◆ **Directions**: Repeat the full listing below verbatim and keep the images out.

Plotting code records:
*****

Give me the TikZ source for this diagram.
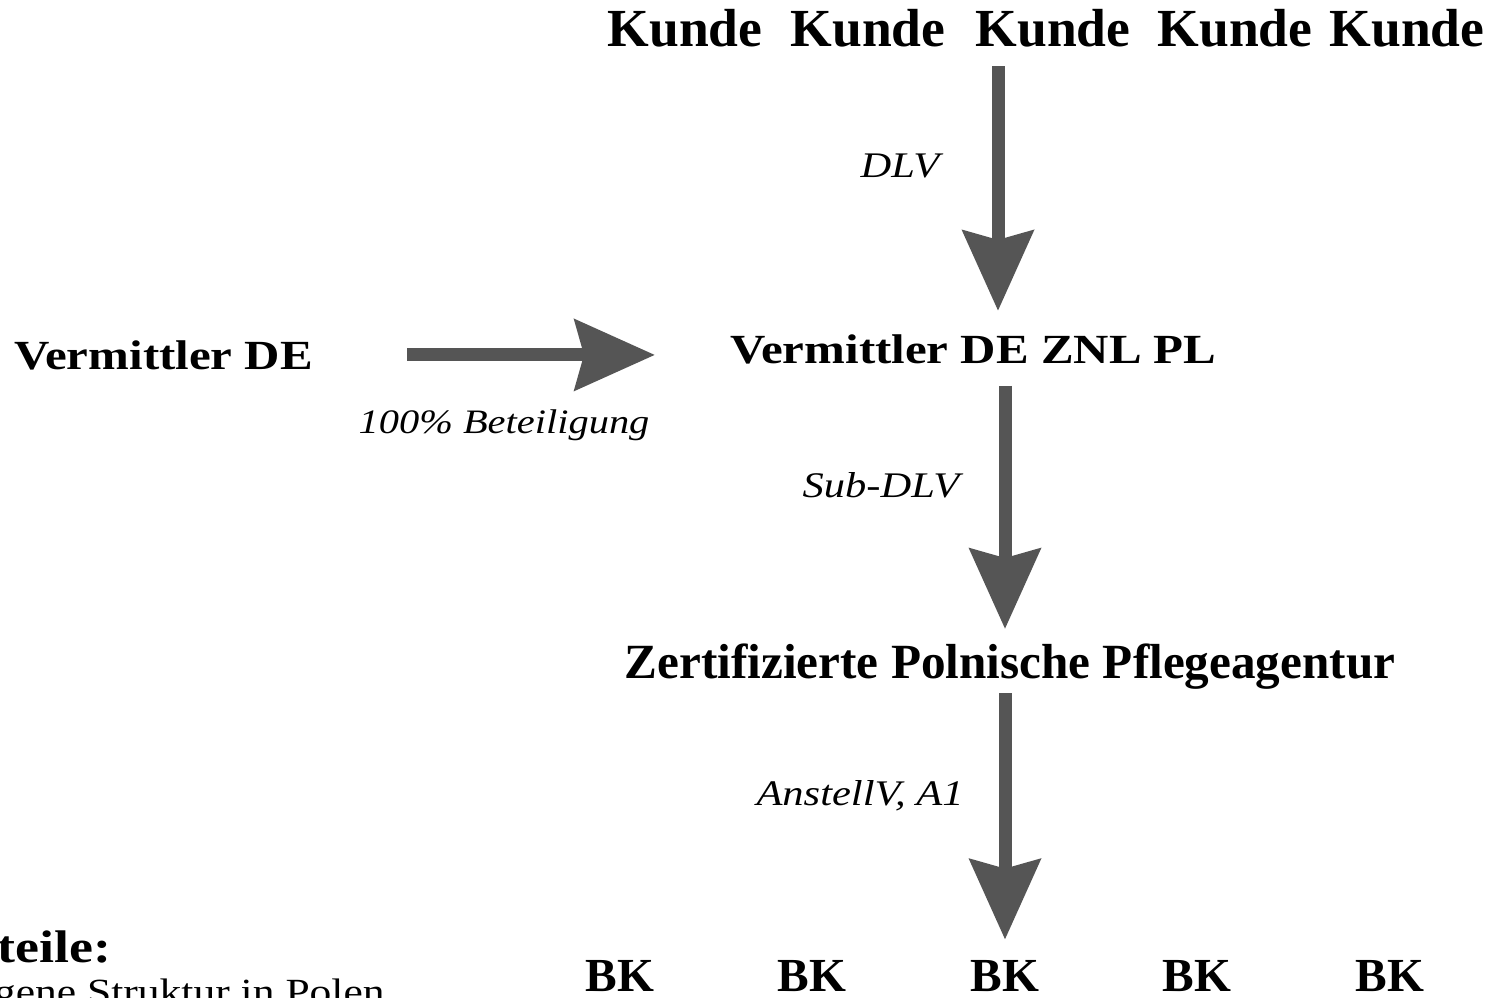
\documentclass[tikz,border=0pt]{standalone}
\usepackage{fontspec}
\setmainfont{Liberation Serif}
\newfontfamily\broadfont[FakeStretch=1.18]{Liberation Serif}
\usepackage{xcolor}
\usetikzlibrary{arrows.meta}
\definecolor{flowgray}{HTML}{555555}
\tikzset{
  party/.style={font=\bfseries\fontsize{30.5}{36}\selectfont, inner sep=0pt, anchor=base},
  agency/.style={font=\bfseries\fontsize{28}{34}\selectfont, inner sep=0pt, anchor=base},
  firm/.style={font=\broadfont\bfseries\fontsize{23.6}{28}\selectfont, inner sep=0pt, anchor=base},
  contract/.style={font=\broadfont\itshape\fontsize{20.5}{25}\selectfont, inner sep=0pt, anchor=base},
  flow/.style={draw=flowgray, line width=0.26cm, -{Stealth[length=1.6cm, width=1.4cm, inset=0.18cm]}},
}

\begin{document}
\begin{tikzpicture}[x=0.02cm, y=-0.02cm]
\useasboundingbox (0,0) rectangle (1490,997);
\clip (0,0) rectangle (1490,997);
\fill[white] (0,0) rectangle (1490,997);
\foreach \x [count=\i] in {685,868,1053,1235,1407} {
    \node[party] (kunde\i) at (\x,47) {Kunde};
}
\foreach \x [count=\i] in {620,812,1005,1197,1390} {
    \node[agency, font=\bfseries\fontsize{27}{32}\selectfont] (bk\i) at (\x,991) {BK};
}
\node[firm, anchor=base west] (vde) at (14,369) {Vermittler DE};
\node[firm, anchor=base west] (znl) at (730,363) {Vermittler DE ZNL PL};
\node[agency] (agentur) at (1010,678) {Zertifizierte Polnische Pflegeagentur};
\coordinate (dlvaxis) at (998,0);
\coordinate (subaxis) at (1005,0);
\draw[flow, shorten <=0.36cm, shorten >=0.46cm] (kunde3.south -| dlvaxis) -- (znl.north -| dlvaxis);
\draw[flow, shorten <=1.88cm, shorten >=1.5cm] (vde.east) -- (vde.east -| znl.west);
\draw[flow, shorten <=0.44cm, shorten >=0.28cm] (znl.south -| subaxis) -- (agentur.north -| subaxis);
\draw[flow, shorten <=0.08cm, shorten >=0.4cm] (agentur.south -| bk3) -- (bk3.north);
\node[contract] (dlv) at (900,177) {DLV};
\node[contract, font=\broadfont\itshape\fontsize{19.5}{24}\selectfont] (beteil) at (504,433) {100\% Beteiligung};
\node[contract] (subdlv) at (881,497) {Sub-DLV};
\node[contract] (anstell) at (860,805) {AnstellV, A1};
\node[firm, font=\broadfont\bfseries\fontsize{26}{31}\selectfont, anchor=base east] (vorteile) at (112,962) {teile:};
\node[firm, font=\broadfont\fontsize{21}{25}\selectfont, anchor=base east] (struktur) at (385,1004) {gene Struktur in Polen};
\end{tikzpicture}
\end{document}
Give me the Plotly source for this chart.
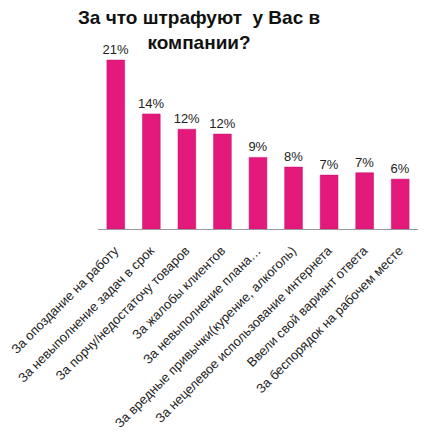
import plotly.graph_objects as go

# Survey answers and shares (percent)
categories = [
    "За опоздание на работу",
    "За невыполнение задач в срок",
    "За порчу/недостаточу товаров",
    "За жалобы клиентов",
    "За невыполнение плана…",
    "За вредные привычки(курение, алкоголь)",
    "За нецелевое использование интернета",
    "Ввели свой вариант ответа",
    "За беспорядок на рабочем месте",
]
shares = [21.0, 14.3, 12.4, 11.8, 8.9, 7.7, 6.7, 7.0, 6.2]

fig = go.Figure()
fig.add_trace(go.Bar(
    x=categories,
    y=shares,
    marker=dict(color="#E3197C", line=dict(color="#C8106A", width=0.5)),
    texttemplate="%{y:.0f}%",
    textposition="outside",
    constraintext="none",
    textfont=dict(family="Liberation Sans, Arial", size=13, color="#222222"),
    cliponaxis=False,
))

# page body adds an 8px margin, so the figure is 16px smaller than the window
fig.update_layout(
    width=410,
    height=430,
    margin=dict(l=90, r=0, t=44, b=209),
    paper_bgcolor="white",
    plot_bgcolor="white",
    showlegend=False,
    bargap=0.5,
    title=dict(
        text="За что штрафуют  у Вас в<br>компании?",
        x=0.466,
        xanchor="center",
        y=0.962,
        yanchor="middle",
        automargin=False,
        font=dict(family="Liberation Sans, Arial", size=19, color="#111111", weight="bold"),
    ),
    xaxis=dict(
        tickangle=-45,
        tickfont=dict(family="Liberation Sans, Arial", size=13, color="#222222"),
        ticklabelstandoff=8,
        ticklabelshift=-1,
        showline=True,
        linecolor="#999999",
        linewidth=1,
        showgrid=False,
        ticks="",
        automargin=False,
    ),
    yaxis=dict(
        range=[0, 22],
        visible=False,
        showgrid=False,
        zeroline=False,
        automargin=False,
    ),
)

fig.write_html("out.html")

*****

◆ **Task output**:
Give me the TikZ source for this diagram.
\documentclass[tikz,border=0pt]{standalone}
\usepackage{fontspec}
\setmainfont{Liberation Serif}
\newfontfamily\broadfont[FakeStretch=1.18]{Liberation Serif}
\usepackage{xcolor}
\usetikzlibrary{arrows.meta}
\definecolor{flowgray}{HTML}{555555}
\tikzset{
  party/.style={font=\bfseries\fontsize{30.5}{36}\selectfont, inner sep=0pt, anchor=base},
  agency/.style={font=\bfseries\fontsize{28}{34}\selectfont, inner sep=0pt, anchor=base},
  firm/.style={font=\broadfont\bfseries\fontsize{23.6}{28}\selectfont, inner sep=0pt, anchor=base},
  contract/.style={font=\broadfont\itshape\fontsize{20.5}{25}\selectfont, inner sep=0pt, anchor=base},
  flow/.style={draw=flowgray, line width=0.26cm, -{Stealth[length=1.6cm, width=1.4cm, inset=0.18cm]}},
}

\begin{document}
\begin{tikzpicture}[x=0.02cm, y=-0.02cm]
\useasboundingbox (0,0) rectangle (1490,997);
\clip (0,0) rectangle (1490,997);
\fill[white] (0,0) rectangle (1490,997);
\foreach \x [count=\i] in {685,868,1053,1235,1407} {
    \node[party] (kunde\i) at (\x,47) {Kunde};
}
\foreach \x [count=\i] in {620,812,1005,1197,1390} {
    \node[agency, font=\bfseries\fontsize{27}{32}\selectfont] (bk\i) at (\x,991) {BK};
}
\node[firm, anchor=base west] (vde) at (14,369) {Vermittler DE};
\node[firm, anchor=base west] (znl) at (730,363) {Vermittler DE ZNL PL};
\node[agency] (agentur) at (1010,678) {Zertifizierte Polnische Pflegeagentur};
\coordinate (dlvaxis) at (998,0);
\coordinate (subaxis) at (1005,0);
\draw[flow, shorten <=0.36cm, shorten >=0.46cm] (kunde3.south -| dlvaxis) -- (znl.north -| dlvaxis);
\draw[flow, shorten <=1.88cm, shorten >=1.5cm] (vde.east) -- (vde.east -| znl.west);
\draw[flow, shorten <=0.44cm, shorten >=0.28cm] (znl.south -| subaxis) -- (agentur.north -| subaxis);
\draw[flow, shorten <=0.08cm, shorten >=0.4cm] (agentur.south -| bk3) -- (bk3.north);
\node[contract] (dlv) at (900,177) {DLV};
\node[contract, font=\broadfont\itshape\fontsize{19.5}{24}\selectfont] (beteil) at (504,433) {100\% Beteiligung};
\node[contract] (subdlv) at (881,497) {Sub-DLV};
\node[contract] (anstell) at (860,805) {AnstellV, A1};
\node[firm, font=\broadfont\bfseries\fontsize{26}{31}\selectfont, anchor=base east] (vorteile) at (112,962) {teile:};
\node[firm, font=\broadfont\fontsize{21}{25}\selectfont, anchor=base east] (struktur) at (385,1004) {gene Struktur in Polen};
\end{tikzpicture}
\end{document}
Give me the Plotly source for this chart.
import plotly.graph_objects as go

# Survey answers and shares (percent)
categories = [
    "За опоздание на работу",
    "За невыполнение задач в срок",
    "За порчу/недостаточу товаров",
    "За жалобы клиентов",
    "За невыполнение плана…",
    "За вредные привычки(курение, алкоголь)",
    "За нецелевое использование интернета",
    "Ввели свой вариант ответа",
    "За беспорядок на рабочем месте",
]
shares = [21.0, 14.3, 12.4, 11.8, 8.9, 7.7, 6.7, 7.0, 6.2]

fig = go.Figure()
fig.add_trace(go.Bar(
    x=categories,
    y=shares,
    marker=dict(color="#E3197C", line=dict(color="#C8106A", width=0.5)),
    texttemplate="%{y:.0f}%",
    textposition="outside",
    constraintext="none",
    textfont=dict(family="Liberation Sans, Arial", size=13, color="#222222"),
    cliponaxis=False,
))

# page body adds an 8px margin, so the figure is 16px smaller than the window
fig.update_layout(
    width=410,
    height=430,
    margin=dict(l=90, r=0, t=44, b=209),
    paper_bgcolor="white",
    plot_bgcolor="white",
    showlegend=False,
    bargap=0.5,
    title=dict(
        text="За что штрафуют  у Вас в<br>компании?",
        x=0.466,
        xanchor="center",
        y=0.962,
        yanchor="middle",
        automargin=False,
        font=dict(family="Liberation Sans, Arial", size=19, color="#111111", weight="bold"),
    ),
    xaxis=dict(
        tickangle=-45,
        tickfont=dict(family="Liberation Sans, Arial", size=13, color="#222222"),
        ticklabelstandoff=8,
        ticklabelshift=-1,
        showline=True,
        linecolor="#999999",
        linewidth=1,
        showgrid=False,
        ticks="",
        automargin=False,
    ),
    yaxis=dict(
        range=[0, 22],
        visible=False,
        showgrid=False,
        zeroline=False,
        automargin=False,
    ),
)

fig.write_html("out.html")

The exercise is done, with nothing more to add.